● **INFORMATION GIVEN**
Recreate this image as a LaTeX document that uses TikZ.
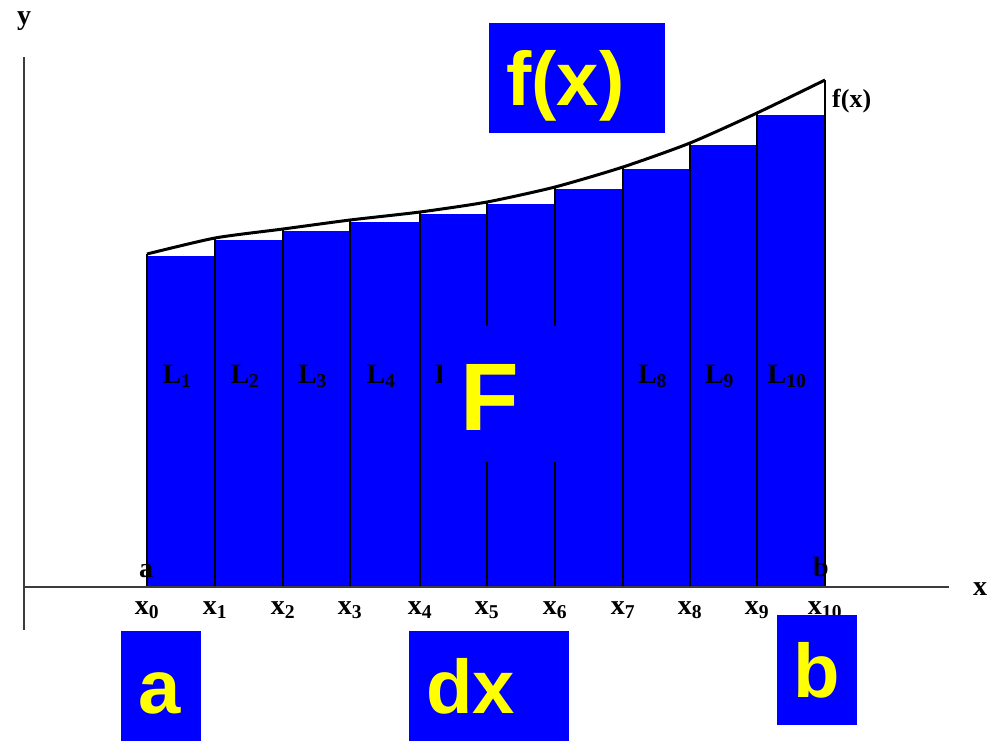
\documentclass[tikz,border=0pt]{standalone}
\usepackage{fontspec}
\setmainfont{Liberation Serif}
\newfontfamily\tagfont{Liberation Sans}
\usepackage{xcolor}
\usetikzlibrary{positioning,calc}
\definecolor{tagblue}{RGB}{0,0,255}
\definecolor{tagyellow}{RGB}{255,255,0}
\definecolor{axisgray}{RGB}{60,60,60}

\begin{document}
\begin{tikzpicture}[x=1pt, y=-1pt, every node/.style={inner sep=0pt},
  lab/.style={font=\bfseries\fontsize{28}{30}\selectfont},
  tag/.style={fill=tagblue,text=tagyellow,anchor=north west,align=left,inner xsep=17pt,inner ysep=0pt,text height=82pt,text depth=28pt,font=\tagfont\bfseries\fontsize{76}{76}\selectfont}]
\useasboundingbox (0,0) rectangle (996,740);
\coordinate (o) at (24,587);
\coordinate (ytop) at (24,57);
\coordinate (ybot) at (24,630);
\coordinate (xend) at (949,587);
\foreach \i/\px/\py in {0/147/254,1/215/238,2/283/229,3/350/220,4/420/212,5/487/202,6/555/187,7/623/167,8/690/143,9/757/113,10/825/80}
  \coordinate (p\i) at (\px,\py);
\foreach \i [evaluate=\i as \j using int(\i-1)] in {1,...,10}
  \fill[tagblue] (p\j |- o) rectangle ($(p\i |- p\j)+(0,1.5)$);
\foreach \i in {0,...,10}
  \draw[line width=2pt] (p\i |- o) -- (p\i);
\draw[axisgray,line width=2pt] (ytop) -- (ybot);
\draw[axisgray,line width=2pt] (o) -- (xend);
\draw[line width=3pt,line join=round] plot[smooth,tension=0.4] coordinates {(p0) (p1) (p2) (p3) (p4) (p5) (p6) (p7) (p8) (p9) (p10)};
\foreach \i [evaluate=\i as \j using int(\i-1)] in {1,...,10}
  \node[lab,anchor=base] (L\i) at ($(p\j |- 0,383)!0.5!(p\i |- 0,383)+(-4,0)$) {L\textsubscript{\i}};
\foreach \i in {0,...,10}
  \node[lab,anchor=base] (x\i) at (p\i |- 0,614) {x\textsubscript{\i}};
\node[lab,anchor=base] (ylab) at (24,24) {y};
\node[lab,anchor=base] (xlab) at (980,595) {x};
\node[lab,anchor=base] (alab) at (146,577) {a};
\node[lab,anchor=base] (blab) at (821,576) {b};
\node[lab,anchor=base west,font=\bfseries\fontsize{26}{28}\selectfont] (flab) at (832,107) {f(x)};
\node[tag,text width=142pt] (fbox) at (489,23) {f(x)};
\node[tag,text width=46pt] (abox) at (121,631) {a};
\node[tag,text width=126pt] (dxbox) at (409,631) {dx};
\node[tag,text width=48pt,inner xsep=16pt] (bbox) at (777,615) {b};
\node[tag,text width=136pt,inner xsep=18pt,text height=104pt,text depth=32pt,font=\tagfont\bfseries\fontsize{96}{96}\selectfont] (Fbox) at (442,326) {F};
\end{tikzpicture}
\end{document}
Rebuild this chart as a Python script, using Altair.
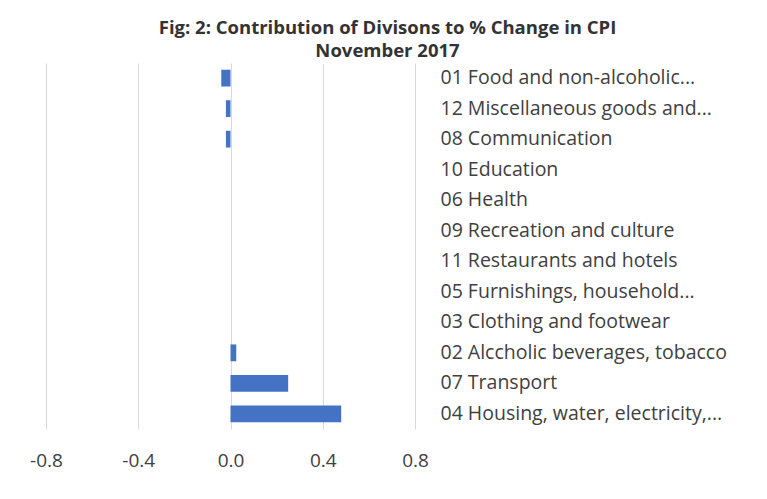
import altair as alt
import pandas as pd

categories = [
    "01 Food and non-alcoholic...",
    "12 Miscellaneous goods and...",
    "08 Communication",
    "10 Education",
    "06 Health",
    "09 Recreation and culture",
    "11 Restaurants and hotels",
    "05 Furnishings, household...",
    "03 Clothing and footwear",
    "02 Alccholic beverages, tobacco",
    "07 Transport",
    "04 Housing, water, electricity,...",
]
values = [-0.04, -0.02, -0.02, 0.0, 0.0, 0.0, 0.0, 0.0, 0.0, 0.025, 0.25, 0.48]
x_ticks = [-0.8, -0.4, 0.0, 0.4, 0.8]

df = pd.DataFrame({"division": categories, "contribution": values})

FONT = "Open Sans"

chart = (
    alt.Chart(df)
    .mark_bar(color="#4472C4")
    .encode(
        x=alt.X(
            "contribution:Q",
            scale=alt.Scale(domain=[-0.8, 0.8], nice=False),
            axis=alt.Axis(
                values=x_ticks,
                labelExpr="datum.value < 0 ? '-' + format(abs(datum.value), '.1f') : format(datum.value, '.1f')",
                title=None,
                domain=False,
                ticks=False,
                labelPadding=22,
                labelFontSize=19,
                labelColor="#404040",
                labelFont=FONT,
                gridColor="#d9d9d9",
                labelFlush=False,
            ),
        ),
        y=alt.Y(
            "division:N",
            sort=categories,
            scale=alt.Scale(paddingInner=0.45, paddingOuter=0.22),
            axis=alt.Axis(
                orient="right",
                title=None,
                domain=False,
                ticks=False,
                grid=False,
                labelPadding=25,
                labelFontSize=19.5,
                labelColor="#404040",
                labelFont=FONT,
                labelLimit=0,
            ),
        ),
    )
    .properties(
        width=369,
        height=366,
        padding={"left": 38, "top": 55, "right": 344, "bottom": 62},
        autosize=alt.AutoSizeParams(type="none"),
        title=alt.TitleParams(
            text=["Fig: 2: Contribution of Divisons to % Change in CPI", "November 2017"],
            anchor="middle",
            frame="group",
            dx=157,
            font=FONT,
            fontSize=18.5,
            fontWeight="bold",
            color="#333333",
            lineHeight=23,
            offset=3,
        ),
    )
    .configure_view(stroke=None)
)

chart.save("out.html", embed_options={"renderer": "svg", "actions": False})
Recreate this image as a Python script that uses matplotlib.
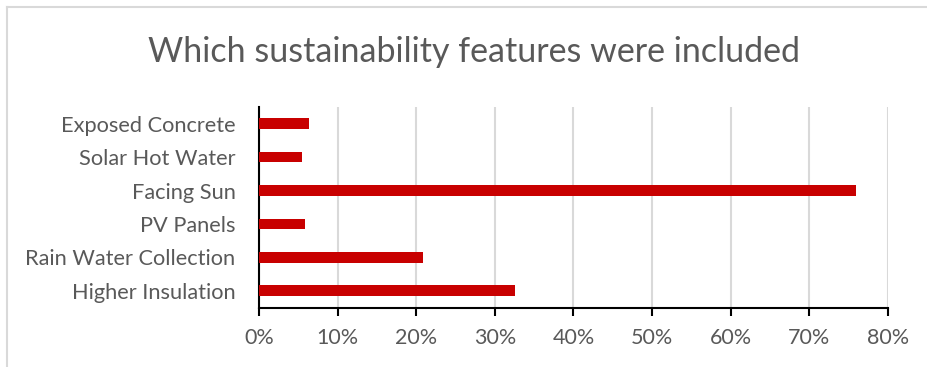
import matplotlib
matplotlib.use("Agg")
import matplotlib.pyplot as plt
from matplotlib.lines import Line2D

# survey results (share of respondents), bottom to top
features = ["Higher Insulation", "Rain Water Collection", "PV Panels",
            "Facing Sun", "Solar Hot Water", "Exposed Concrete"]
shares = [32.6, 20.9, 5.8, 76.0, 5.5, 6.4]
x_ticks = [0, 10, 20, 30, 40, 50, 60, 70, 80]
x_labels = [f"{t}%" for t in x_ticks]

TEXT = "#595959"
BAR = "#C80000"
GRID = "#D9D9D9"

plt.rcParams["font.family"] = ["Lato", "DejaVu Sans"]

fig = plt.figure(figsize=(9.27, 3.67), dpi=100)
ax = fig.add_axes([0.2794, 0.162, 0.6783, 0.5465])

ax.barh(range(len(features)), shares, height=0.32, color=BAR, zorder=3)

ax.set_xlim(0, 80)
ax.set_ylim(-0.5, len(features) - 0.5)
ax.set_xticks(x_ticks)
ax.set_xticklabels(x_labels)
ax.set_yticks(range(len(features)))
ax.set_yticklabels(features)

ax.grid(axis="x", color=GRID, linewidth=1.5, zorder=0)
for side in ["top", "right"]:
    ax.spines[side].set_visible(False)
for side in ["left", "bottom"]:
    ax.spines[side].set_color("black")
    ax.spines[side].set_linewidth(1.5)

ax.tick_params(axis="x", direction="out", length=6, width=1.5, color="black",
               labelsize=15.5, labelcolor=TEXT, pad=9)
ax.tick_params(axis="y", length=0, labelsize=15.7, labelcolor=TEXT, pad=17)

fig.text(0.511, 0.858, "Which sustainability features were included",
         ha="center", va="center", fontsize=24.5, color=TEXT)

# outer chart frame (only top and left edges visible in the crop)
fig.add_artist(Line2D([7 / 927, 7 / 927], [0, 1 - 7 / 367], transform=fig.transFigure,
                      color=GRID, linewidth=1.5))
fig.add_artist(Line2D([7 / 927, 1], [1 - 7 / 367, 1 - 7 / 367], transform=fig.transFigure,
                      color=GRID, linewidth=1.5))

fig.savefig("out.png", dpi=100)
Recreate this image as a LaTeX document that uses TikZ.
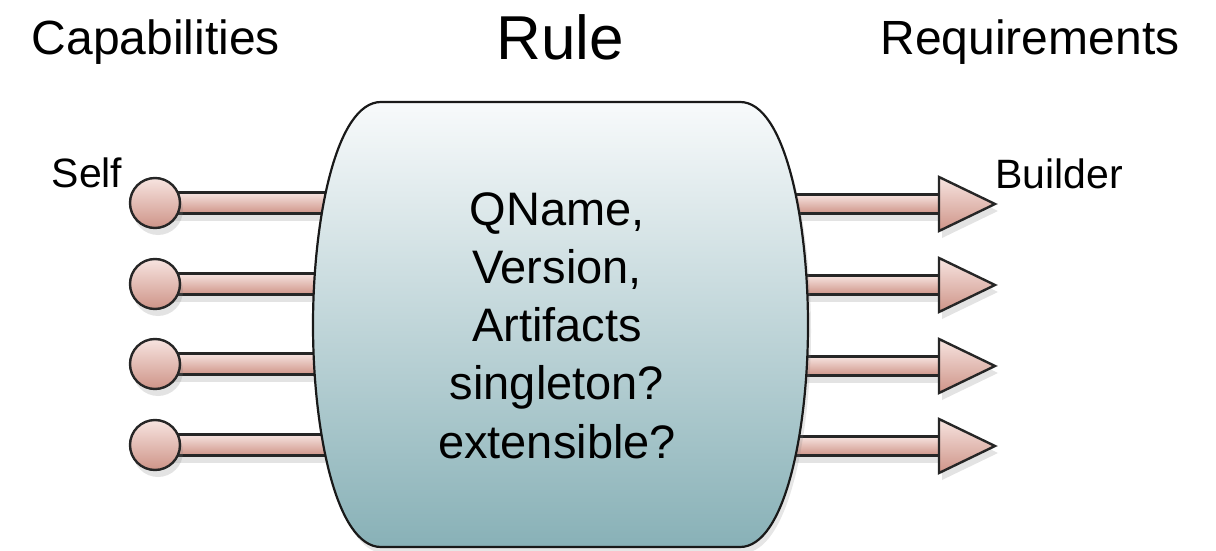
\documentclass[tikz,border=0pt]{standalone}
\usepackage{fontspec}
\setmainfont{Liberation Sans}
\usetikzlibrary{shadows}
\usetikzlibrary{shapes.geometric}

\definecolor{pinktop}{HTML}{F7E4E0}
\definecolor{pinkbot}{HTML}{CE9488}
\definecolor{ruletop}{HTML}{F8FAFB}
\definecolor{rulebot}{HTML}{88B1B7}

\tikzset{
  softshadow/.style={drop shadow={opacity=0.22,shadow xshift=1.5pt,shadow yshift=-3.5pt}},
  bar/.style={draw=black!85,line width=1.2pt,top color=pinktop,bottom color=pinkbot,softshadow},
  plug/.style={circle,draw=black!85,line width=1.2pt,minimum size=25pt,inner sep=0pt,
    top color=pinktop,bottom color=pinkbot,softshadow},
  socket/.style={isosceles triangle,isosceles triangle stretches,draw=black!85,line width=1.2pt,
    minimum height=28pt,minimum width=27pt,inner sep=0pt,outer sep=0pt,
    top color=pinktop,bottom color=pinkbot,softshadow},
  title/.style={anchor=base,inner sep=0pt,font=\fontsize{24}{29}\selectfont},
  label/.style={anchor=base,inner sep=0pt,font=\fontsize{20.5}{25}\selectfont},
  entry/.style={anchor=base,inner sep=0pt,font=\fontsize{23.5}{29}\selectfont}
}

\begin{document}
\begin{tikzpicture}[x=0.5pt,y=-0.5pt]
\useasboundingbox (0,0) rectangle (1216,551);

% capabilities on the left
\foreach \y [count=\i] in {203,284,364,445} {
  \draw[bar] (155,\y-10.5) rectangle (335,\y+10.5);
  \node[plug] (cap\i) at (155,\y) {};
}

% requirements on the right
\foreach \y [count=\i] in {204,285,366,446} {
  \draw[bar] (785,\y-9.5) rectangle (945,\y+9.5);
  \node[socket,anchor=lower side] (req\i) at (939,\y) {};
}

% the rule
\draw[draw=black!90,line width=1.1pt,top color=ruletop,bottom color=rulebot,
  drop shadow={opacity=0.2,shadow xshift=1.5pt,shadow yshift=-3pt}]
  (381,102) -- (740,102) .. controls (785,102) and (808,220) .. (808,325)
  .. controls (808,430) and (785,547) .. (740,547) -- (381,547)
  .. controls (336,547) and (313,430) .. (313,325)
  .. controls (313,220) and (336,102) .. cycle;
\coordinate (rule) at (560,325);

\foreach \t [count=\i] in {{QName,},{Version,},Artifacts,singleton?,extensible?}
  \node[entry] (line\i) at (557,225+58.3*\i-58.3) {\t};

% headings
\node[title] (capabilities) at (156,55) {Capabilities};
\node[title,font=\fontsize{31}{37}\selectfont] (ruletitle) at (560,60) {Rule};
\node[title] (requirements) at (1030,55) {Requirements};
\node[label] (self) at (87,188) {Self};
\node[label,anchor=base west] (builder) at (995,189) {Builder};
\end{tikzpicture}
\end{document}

● **EXERCISE DIRECTIONS**
Among the entries above, identify all lines with "this" and copy them.

● **REPLY TO THE EXERCISE**
Recreate this image as a LaTeX document that uses TikZ.
Rebuild this chart as a Python script, using Altair.
Recreate this image as a Python script that uses matplotlib.
Recreate this image as a LaTeX document that uses TikZ.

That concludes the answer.